Thursday 20 February 2014

The Universal Sore Throat of Phoning in Sick

I thought it was a nuisance call at first. I'd already told the caller that I'd traced his location, and was sending round a group of fanatical Beaker Republican Guard to break his knees, when I realised it was Dolorez, phoning in sick to say she can't work in the Beaker Bazaar.

Heck of a sore throat that must be, I thought, to convert her mellifluous mezzo-soprano to the sort of grumbling double-bass that would be snapped up instantly by a quire of Russian Orthodox clerics.

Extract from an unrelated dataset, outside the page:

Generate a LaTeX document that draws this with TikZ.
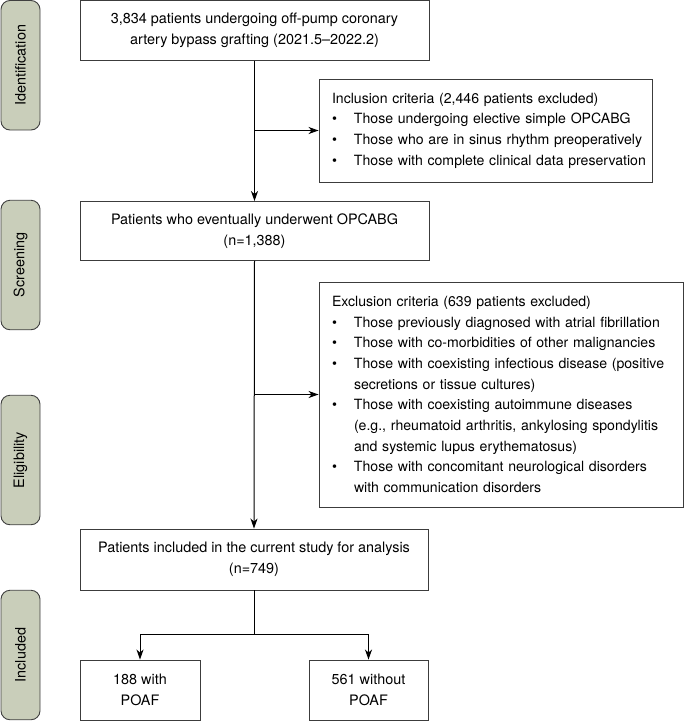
\documentclass[tikz,border=0pt]{standalone}
\usepackage{fontspec}
\setmainfont{TeX Gyre Heros}
\usetikzlibrary{arrows.meta}
\definecolor{labfill}{RGB}{201,206,186}
\definecolor{framecol}{RGB}{60,60,60}
\begin{document}
\begin{tikzpicture}[x=1pt,y=-1pt,
  font=\fontsize{14.4}{20.7}\selectfont,
  box/.style={draw=framecol, line width=0.9pt, align=center, inner sep=0pt},
  crit/.style={draw=framecol, line width=0.9pt, align=left, inner xsep=13pt, inner ysep=0pt,
    font=\fontsize{14.1}{20.7}\selectfont},
  side/.style={draw=black!75, fill=labfill, rounded corners=9pt, line width=0.9pt,
    minimum width=129.5pt, minimum height=39pt, rotate=90, inner sep=0pt},
  arr/.style={-{Stealth[length=10pt,width=7pt,inset=3pt]}, line width=1pt},
  ln/.style={line width=1pt}]
\useasboundingbox (0,0) rectangle (685,721);
\newcommand{\bul}{\makebox[22pt][l]{\textbullet}}
\newcommand{\ind}{\hspace*{22pt}}

% side labels
\node[side] (sid) at (20.5,65.25) {Identification};
\node[side] (ssc) at (20.5,265) {Screening};
\node[side] (sel) at (20.5,460) {Eligibility};
\node[side] (sin) at (20.5,655) {Included};

% main boxes
\node[box, minimum width=349pt, minimum height=59.5pt] (b1) at (254.5,30.5)
  {3,834 patients undergoing off-pump coronary\\artery bypass grafting (2021.5--2022.2)};
\node[box, minimum width=349pt, minimum height=59pt] (b3) at (254.5,231)
  {Patients who eventually underwent OPCABG\\(n=1,388)};
\node[box, minimum width=348pt, minimum height=61pt] (b4) at (254,559.5)
  {Patients included in the current study for analysis\\(n=749)};
\node[box, minimum width=120pt, minimum height=60pt] (b5) at (140,690)
  {188 with\\POAF};
\node[box, minimum width=119pt, minimum height=60pt] (b6) at (368.5,690)
  {561 without\\POAF};

% criteria boxes
\node[crit, text width=307pt, minimum height=103pt] (incl) at (485.5,130.5)
  {\mbox{Inclusion criteria (2,446 patients excluded)}\\
   \mbox{\bul Those undergoing elective simple OPCABG}\\
   \mbox{\bul Those who are in sinus rhythm preoperatively}\\
   \mbox{\bul Those with complete clinical data preservation}};
\node[crit, text width=338pt, minimum height=225pt] (excl) at (501,394.5)
  {\mbox{Exclusion criteria (639 patients excluded)}\\
   \mbox{\bul Those previously diagnosed with atrial fibrillation}\\
   \mbox{\bul Those with co-morbidities of other malignancies}\\
   \mbox{\bul Those with coexisting infectious disease (positive}\\
   \mbox{\ind secretions or tissue cultures)}\\
   \mbox{\bul Those with coexisting autoimmune diseases}\\
   \mbox{\ind (e.g., rheumatoid arthritis, ankylosing spondylitis}\\
   \mbox{\ind and systemic lupus erythematosus)}\\
   \mbox{\bul Those with concomitant neurological disorders}\\
   \mbox{\ind with communication disorders}};

% connectors
\draw[arr] (b1.south) -- (b3.north);
\coordinate (j1) at (b1.south |- incl.west);
\draw[arr] (j1) -- (incl.west);
\draw[arr] (b3.south) -- (b4.north);
\coordinate (j2) at (b3.south |- excl.west);
\draw[arr] (j2) -- (excl.west);
\coordinate (split) at (254,634);
\draw[ln] (b4.south) -- (split);
\draw[arr] (split) -- (split -| b5.north) -- (b5.north);
\draw[arr] (split) -- (split -| b6.north) -- (b6.north);
\end{tikzpicture}
\end{document}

But, of course, she wasn't actually phoning in with a sore throat. She has a bad back. But there's no way for me, over the phone, to diagnose a bad back. So the hoarse voice was a way of - if you like - secondary diagnosis.

This seems to be a common phenomenon. Anybody with a non-audible ailment, on dialling in, seems obliged to adopt an altered voice as a proxy for their actual problem. A headache will cause you to adopt a slightly soft, squeaky voice - which must be murder on the headache sufferer. A stomach upset caused a halting, kind of shambling way of speaking from the top of the mouth. Back aches and other musculoskeletal problems, the kind of whisky-and-50-fags effect I just had from Dolorez.

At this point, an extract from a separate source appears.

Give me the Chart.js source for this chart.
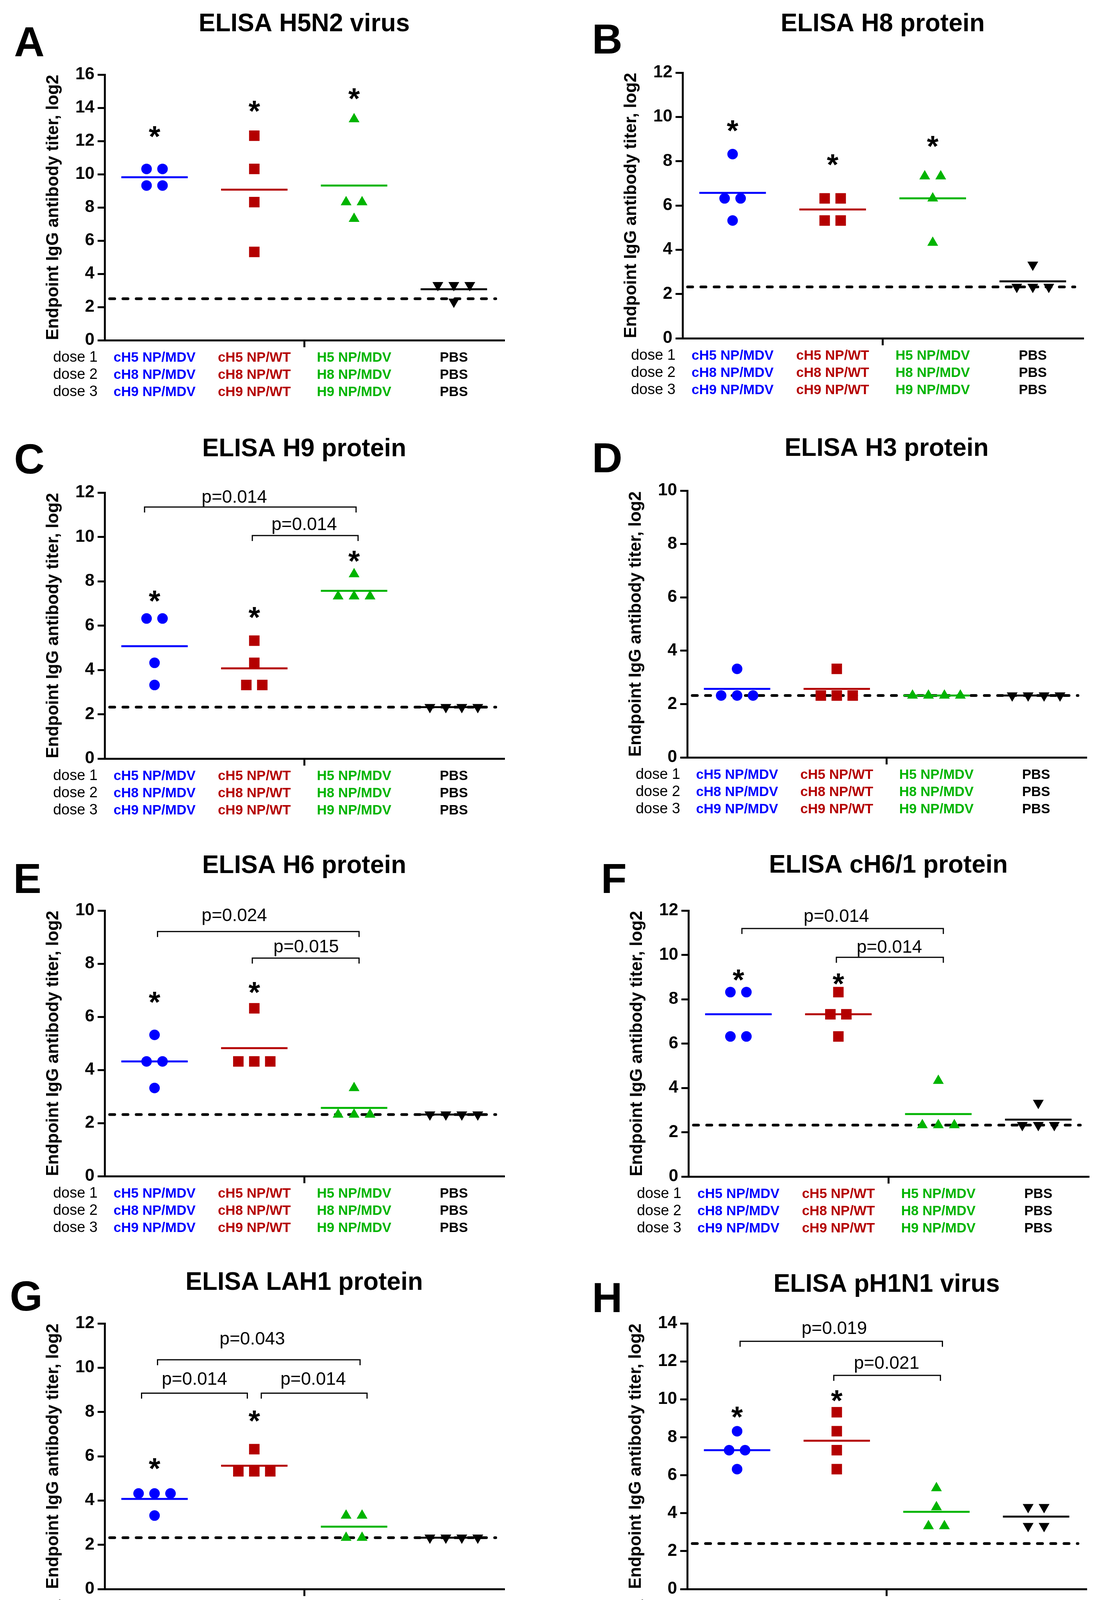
<!DOCTYPE html>
<html>
<head>
<meta charset="utf-8">
<script src="https://cdn.jsdelivr.net/npm/chart.js@4.4.1/dist/chart.umd.min.js"></script>
<style>
  html, body { margin: 0; padding: 0; background: #fff; }
  body { width: 2817px; height: 4240px; position: relative; overflow: hidden; }
  canvas { position: absolute; }
</style>
</head>
<body>
<script>
// ---- data ----
const groupLabels = [
  ["cH5 NP/MDV", "cH8 NP/MDV", "cH9 NP/MDV"],
  ["cH5 NP/WT", "cH8 NP/WT", "cH9 NP/WT"],
  ["H5 NP/MDV", "H8 NP/MDV", "H9 NP/MDV"],
  ["PBS", "PBS", "PBS"]
];
const doseLabels = ["dose 1", "dose 2", "dose 3"];
const panelLetters = ["A", "B", "C", "D", "E", "F", "G", "H"];
const panelTitles = ["ELISA H5N2 virus", "ELISA H8 protein", "ELISA H9 protein", "ELISA H3 protein",
  "ELISA H6 protein", "ELISA cH6/1 protein", "ELISA LAH1 protein", "ELISA pH1N1 virus"];
const yMaxima = [16, 12, 12, 10, 10, 12, 12, 14];
const cutoffs = [2.5, 2.32, 2.32, 2.32, 2.32, 2.32, 2.32, 2.4];

// endpoint titers (log2), 4 animals per group
const titersA = [[10.32, 10.32, 9.32, 9.32], [12.32, 10.32, 8.32, 5.32], [13.32, 8.32, 8.32, 7.32], [3.32, 3.32, 3.32, 2.32]];
const titersB = [[8.32, 6.32, 6.32, 5.32], [6.32, 6.32, 5.32, 5.32], [7.32, 7.32, 6.32, 4.32], [3.32, 2.32, 2.32, 2.32]];
const titersC = [[6.32, 6.32, 4.32, 3.32], [5.32, 4.32, 3.32, 3.32], [8.32, 7.32, 7.32, 7.32], [2.32, 2.32, 2.32, 2.32]];
const titersD = [[3.32, 2.32, 2.32, 2.32], [3.32, 2.32, 2.32, 2.32], [2.32, 2.32, 2.32, 2.32], [2.32, 2.32, 2.32, 2.32]];
const titersE = [[5.32, 4.32, 4.32, 3.32], [6.32, 4.32, 4.32, 4.32], [3.32, 2.32, 2.32, 2.32], [2.32, 2.32, 2.32, 2.32]];
const titersF = [[8.32, 8.32, 6.32, 6.32], [8.32, 7.32, 7.32, 6.32], [4.32, 2.32, 2.32, 2.32], [3.32, 2.32, 2.32, 2.32]];
const titersG = [[4.32, 4.32, 4.32, 3.32], [6.32, 5.32, 5.32, 5.32], [3.32, 3.32, 2.32, 2.32], [2.32, 2.32, 2.32, 2.32]];
const titersH = [[8.32, 7.32, 7.32, 6.32], [9.32, 8.32, 7.32, 6.32], [5.32, 4.32, 3.32, 3.32], [4.32, 4.32, 3.32, 3.32]];

// asterisk heights (y units), null = none
const starsA = [12.66, 14.19, 14.94, null];
const starsB = [9.67, 8.13, 8.96, null];
const starsC = [7.40, 6.66, 9.20, null];
const starsD = [null, null, null, null];
const starsE = [6.79, 7.16, null, null];
const starsF = [9.16, 8.99, null, null];
const starsG = [5.74, 7.89, null, null];
const starsH = [9.41, 10.27, null, null];

// brackets: [from, to, y, text, labelX, labelY]
const bracketsA = [];
const bracketsB = [];
const bracketsC = [[0.9, 3.02, 11.35, "p=0.014", 1.80, 11.55], [1.98, 3.04, 10.06, "p=0.014", 2.50, 10.30]];
const bracketsD = [];
const bracketsE = [[1.03, 3.05, 9.21, "p=0.024", 1.80, 9.60], [1.98, 3.05, 8.21, "p=0.015", 2.52, 8.43]];
const bracketsF = [[1.035, 3.05, 11.19, "p=0.014", 1.98, 11.49], [1.98, 3.05, 9.89, "p=0.014", 2.51, 10.10]];
const bracketsG = [[1.03, 3.06, 10.36, "p=0.043", 1.98, 11.04], [0.87, 1.93, 8.85, "p=0.014", 1.40, 9.23], [2.07, 3.13, 8.85, "p=0.014", 2.59, 9.23]];
const bracketsH = [[1.03, 3.06, 13.06, "p=0.019", 1.975, 13.44], [1.97, 3.04, 11.26, "p=0.021", 2.50, 11.61]];

const allTiters = [titersA, titersB, titersC, titersD, titersE, titersF, titersG, titersH];
const allStars = [starsA, starsB, starsC, starsD, starsE, starsF, starsG, starsH];
const allBrackets = [bracketsA, bracketsB, bracketsC, bracketsD, bracketsE, bracketsF, bracketsG, bracketsH];

// ---- layout & style ----
const FONT = "'Liberation Sans', Arial, Helvetica, sans-serif";
const groupColors = ["#0000ff", "#b40000", "#00b400", "#000000"];
const markers = [
  { style: "circle", radius: 13.5, rotation: 0 },
  { style: "rect", radius: 19, rotation: 0 },
  { style: "triangle", radius: 16, rotation: 0 },
  { style: "triangle", radius: 16, rotation: 180 }
];
// plot area boxes in page pixels: left, top, width, height
const plotBoxes = [[268, 191, 1022, 680], [1748, 186, 1025, 680], [268, 1261, 1022, 681], [1760, 1256, 1021, 683],
  [268, 2331, 1022, 680], [1763, 2331, 1024, 681], [268, 3388, 1022, 680], [1760, 3388, 1021, 680]];
const titleBaselines = [80, 80, 1168, 1167, 2235, 2234, 3302, 3307];
const letterSpots = [[36, 144], [1516, 137], [36, 1212], [1516, 1209], [34, 2286], [1539, 2286], [25, 3355], [1516, 3359]];

const CANVAS_W = 1320, CANVAS_H = 1030, AREA_LEFT = 268, AREA_TOP = 180;
const Y_AXIS_W = 100, X_AXIS_H = 20;
const SPREAD = 0.16, MEAN_HALF = 0.333;

// spread tied values sideways like a scatter dot plot
function spreadOffsets(vals) {
  return vals.map((v, k) => {
    const same = [];
    vals.forEach((w, j) => { if (Math.abs(w - v) < 0.01) same.push(j); });
    const idx = same.indexOf(k);
    return (idx - (same.length - 1) / 2) * SPREAD;
  });
}

const annotate = {
  id: "annotate",
  afterDraw(chart, args, opts) {
    const i = opts.index;
    const { ctx, chartArea: area, scales: { x, y } } = chart;
    const cLeft = plotBoxes[i][0] - AREA_LEFT, cTop = plotBoxes[i][1] - AREA_TOP;
    ctx.save();
    ctx.fillStyle = "#000";

    // panel letter
    ctx.font = `bold 108px ${FONT}`;
    ctx.textAlign = "left";
    ctx.textBaseline = "alphabetic";
    ctx.fillText(panelLetters[i], letterSpots[i][0] - cLeft, letterSpots[i][1] - cTop);

    // title
    ctx.font = `bold 64px ${FONT}`;
    ctx.textAlign = "center";
    ctx.fillText(panelTitles[i], (area.left + area.right) / 2, titleBaselines[i] - cTop);

    // y axis title
    ctx.save();
    ctx.translate(area.left - 131, (area.top + area.bottom) / 2);
    ctx.rotate(-Math.PI / 2);
    ctx.font = `bold 44px ${FONT}`;
    ctx.textBaseline = "middle";
    ctx.fillText("Endpoint IgG antibody titer, log2", 0, 0);
    ctx.restore();

    // dose rows
    ctx.textBaseline = "middle";
    ctx.font = `38px ${FONT}`;
    ctx.textAlign = "right";
    doseLabels.forEach((d, r) => ctx.fillText(d, area.left - 18, area.bottom + 45 + 44 * r));

    // group labels
    ctx.font = `bold 35px ${FONT}`;
    ctx.textAlign = "center";
    groupLabels.forEach((lines, g) => {
      ctx.fillStyle = groupColors[g];
      const cx = x.getPixelForValue(g + 1);
      lines.forEach((t, r) => ctx.fillText(t, cx, area.bottom + 45 + 44 * r));
    });

    // asterisks
    ctx.fillStyle = "#000";
    ctx.font = `bold 76px ${FONT}`;
    ctx.textBaseline = "alphabetic";
    allStars[i].forEach((s, g) => {
      if (s === null) return;
      ctx.fillText("*", x.getPixelForValue(g + 1), y.getPixelForValue(s) + 42);
    });

    // significance brackets
    ctx.strokeStyle = "#000";
    ctx.lineWidth = 3;
    ctx.font = `46px ${FONT}`;
    allBrackets[i].forEach(([from, to, yv, text, lx, ly]) => {
      const x1 = x.getPixelForValue(from), x2 = x.getPixelForValue(to), yb = y.getPixelForValue(yv);
      ctx.beginPath();
      ctx.moveTo(x1, yb + 14);
      ctx.lineTo(x1, yb);
      ctx.lineTo(x2, yb);
      ctx.lineTo(x2, yb + 14);
      ctx.stroke();
      ctx.fillText(text, x.getPixelForValue(lx), y.getPixelForValue(ly));
    });
    ctx.restore();
  }
};

allTiters.forEach((titers, i) => {
  const [pl, pt, pw, ph] = plotBoxes[i];
  const canvas = document.createElement("canvas");
  canvas.width = CANVAS_W;
  canvas.height = CANVAS_H;
  canvas.style.left = (pl - AREA_LEFT) + "px";
  canvas.style.top = (pt - AREA_TOP) + "px";
  canvas.style.width = CANVAS_W + "px";
  canvas.style.height = CANVAS_H + "px";
  document.body.appendChild(canvas);

  const datasets = [];
  titers.forEach((vals, g) => {
    const offs = spreadOffsets(vals);
    const m = markers[g];
    datasets.push({
      data: vals.map((v, k) => ({ x: g + 1 + offs[k], y: v })),
      pointStyle: m.style,
      pointRadius: m.radius,
      pointRotation: m.rotation,
      pointBackgroundColor: groupColors[g],
      pointBorderWidth: 0,
      showLine: false,
      order: 1
    });
    const mean = vals.reduce((a, b) => a + b, 0) / vals.length;
    datasets.push({
      data: [{ x: g + 1 - MEAN_HALF, y: mean }, { x: g + 1 + MEAN_HALF, y: mean }],
      showLine: true,
      borderColor: groupColors[g],
      borderWidth: 5,
      pointRadius: 0,
      order: 0
    });
  });
  datasets.push({
    data: [{ x: 0.55, y: cutoffs[i] }, { x: 4.42, y: cutoffs[i] }],
    showLine: true,
    borderColor: "#000",
    borderWidth: 7,
    borderDash: [13, 21],
    borderCapStyle: "round",
    pointRadius: 0,
    order: 2
  });

  new Chart(canvas, {
    type: "scatter",
    data: { datasets },
    plugins: [annotate],
    options: {
      responsive: false,
      animation: false,
      devicePixelRatio: 1,
      events: [],
      layout: {
        padding: {
          left: AREA_LEFT - Y_AXIS_W,
          top: AREA_TOP,
          right: CANVAS_W - AREA_LEFT - pw,
          bottom: CANVAS_H - AREA_TOP - ph - X_AXIS_H
        }
      },
      plugins: {
        legend: { display: false },
        tooltip: { enabled: false },
        annotate: { index: i }
      },
      scales: {
        x: {
          type: "linear",
          min: 0.5,
          max: 4.5,
          afterBuildTicks: (scale) => { scale.ticks = [{ value: 2.5 }]; },
          afterFit: (scale) => { scale.height = X_AXIS_H; },
          ticks: { display: false },
          grid: { drawOnChartArea: false, color: "#000", lineWidth: 5, tickLength: 18 },
          border: { color: "#000", width: 5 }
        },
        y: {
          min: 0,
          max: yMaxima[i],
          afterFit: (scale) => { scale.width = Y_AXIS_W; },
          ticks: { stepSize: 2, color: "#000", padding: 8, font: { family: FONT, size: 44, weight: "bold" } },
          grid: { drawOnChartArea: false, color: "#000", lineWidth: 5, tickLength: 18 },
          border: { color: "#000", width: 5 }
        }
      }
    }
  });
});
</script>
</body>
</html>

But the oddest I ever had was Burton Dasset. Once phoned in sick with no voice at all, and had to communicate in the whistling language of the Canary Islands.

Turned out he had gout.

1 comment :

  1. You're lucky she even bothered to phone in at all - most people just don't turn up and allow you to vegetate wondering if they fallen under a bus or were they the person under a train at Hillingdon?

    Off course, when they do eventually turn up with a sun tan and dark glasses to conceal the dark rings under and their bloodshot eyes, you realise that they've actually been auditioning for Dancing on Ice.